6. Ignoring Accessibility Until the Very End
Accessibility is not a bonus feature for a tiny slice of users. It is part of good UX. When interfaces have poor color contrast, missing focus states, vague link text, unlabeled controls, inaccessible forms, or interaction patterns that only work with a mouse, the experience becomes harder for many people, not just users with permanent disabilities.
Accessibility problems also tend to multiply. A low-contrast button might look stylish in a design review, but in the real world it becomes harder to see in bright light, harder to use when tired, and harder to navigate with assistive technology. A weak experience is still weak even when it is wearing a minimalist outfit.
How to fix it today
Audit the basics first. Make sure text is readable, buttons and links have clear names, keyboard focus is visible, forms have proper labels, and interactive elements can be used without a mouse. Avoid relying on color alone to communicate meaning. “Required fields are in red” is not enough if there is no other cue.
Review heading structure too. Headings should organize content logically, not simply decorate it. Screen reader users, keyboard users, and people scanning quickly all benefit from meaningful structure.
If your team treats accessibility like a legal checklist completed at the end, shift that mindset. It works better when built into content, design, and development from the beginning. Accessible UX usually feels cleaner, clearer, and more usable for everyone.
7. Skipping Real User Testing Because Internal Opinions Feel Faster
This may be the most universal UX mistake of all: assuming your team already knows what users need. Internal reviews are useful, but they are not a substitute for watching actual people try to complete actual tasks. Teams often ship designs they love, only to discover users are confused by the very thing that looked “intuitive” in a meeting.
Without user testing, UX decisions become guesswork with better typography.
How to fix it today
You do not need a giant research budget to improve usability. Start small. Pick one critical task, like signing up, finding pricing, or completing checkout. Then ask three to five target users to try it while you watch. Do not explain the interface. Do not rescue them too early. Just observe where they hesitate, misread, or fail.
That is where the gold is.
Run quick usability tests before major launches and after meaningful changes. Pair that with analytics, heatmaps, search logs, support tickets, and form abandonment data to identify repeated friction. The goal is not to prove your design is brilliant. The goal is to find where it is quietly making life harder than it needs to be.
The Big Pattern Behind These UX Mistakes
If you look closely, all seven mistakes have one thing in common: they increase cognitive load. They force users to think harder, search longer, click more carefully, recover from preventable errors, or guess what the interface means. Good UX reduces that burden. It helps people move with confidence.
That does not mean every product should look identical. Personality matters. Branding matters. Creativity matters. But clarity still comes first. A product can be stylish and usable. Memorable and understandable.

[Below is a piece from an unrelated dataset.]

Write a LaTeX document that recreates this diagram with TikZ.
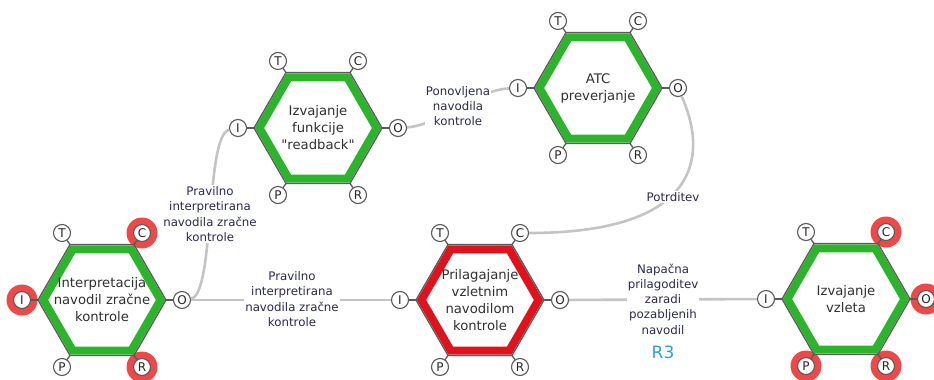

Clever and still kind.
When in doubt, simplify the path, clarify the language, reduce the friction, and test with real people. Good UX is not about winning design debates. It is about helping users succeed with less effort.
Practical Experience: What These UX Mistakes Look Like in the Real World
Across real websites and product teams, these UX mistakes rarely appear as dramatic failures. They show up as small, messy experiences that chip away at trust. A company redesigns its homepage and replaces clear navigation labels with clever brand language. Internally, everyone loves the fresh tone. Externally, visitors cannot find pricing, support, or product details. Traffic stays steady, but conversion drops. Nobody understands why until usability testing reveals the obvious truth: users did not come for wordplay. They came to complete a task.
Forms create another classic example. A lead generation page may look polished, but the form asks for too much information upfront. Job title, team size, company revenue, phone number, industry, country, and a custom message field all appear before the user has received any value. On desktop, this feels annoying. On mobile, it feels like homework. The team assumes low conversion means weak traffic quality. In reality, the UX is doing the damage. After reducing the form to name, email, and one qualifying field, completion rates often improve immediately.
Mobile issues are even more revealing because they expose design shortcuts fast. A page that looked elegant in a Figma frame suddenly becomes frustrating on a real phone. The sticky header is too tall. The cookie banner blocks the CTA. The close icon is tiny. The accordion items are so close together that users tap the wrong one. None of these issues sound catastrophic in isolation, yet together they create a feeling users remember as “this site is annoying.” That memory is enough to cost future visits.
Accessibility problems often follow the same pattern. A designer chooses light gray text because it feels clean and modern. A developer removes default focus outlines because they look “ugly.” A content editor writes five separate links that all say “Read more.” Each choice seems minor, even reasonable, until someone navigating by keyboard, screen reader, or low vision has a substantially harder time using the page. The lesson is humbling but useful: interfaces do not fail only when they crash. They fail when they quietly exclude.
And then there is the most common experience of all: the meeting where everyone agrees the flow is intuitive because everyone in the room already understands how the product works. This is where teams accidentally design for insider knowledge. Once a few outside users try the same flow, confusion appears almost instantly. They hesitate on labels the team stopped noticing months ago. They miss the CTA that seemed impossible to miss. They interpret microcopy in unexpected ways. In that moment, research stops feeling like a delay and starts feeling like a shortcut to truth.
The best teams learn from these experiences quickly. They stop asking, “Do we like this design?” and start asking, “Can users succeed without friction?” That shift changes everything. It leads to clearer navigation, simpler forms, better content hierarchy, stronger accessibility, and smarter iteration. In other words, it replaces assumption with evidence. And that is usually the day UX starts making more money instead of just winning compliments in Slack.
Conclusion
Most UX mistakes are not caused by bad intentions or bad designers. They happen because products evolve, teams move fast, and clutter sneaks in one decision at a time. But fixing UX does not always require a full rebuild. Small changes to navigation, hierarchy, forms, mobile usability, accessibility, and testing can create immediate wins.
So if your site feels harder to use than it should, do not panic and do not rebrand the button into a mystical noun. Start with the basics. Make the path clearer. Make the language simpler. Make the interactions easier. Then test with real humans and let their behavior tell you what needs work next.
Because in UX, the goal is not to impress people with how much your interface can do. It is to help them do what they came for, quickly, confidently, and with as little friction as possible.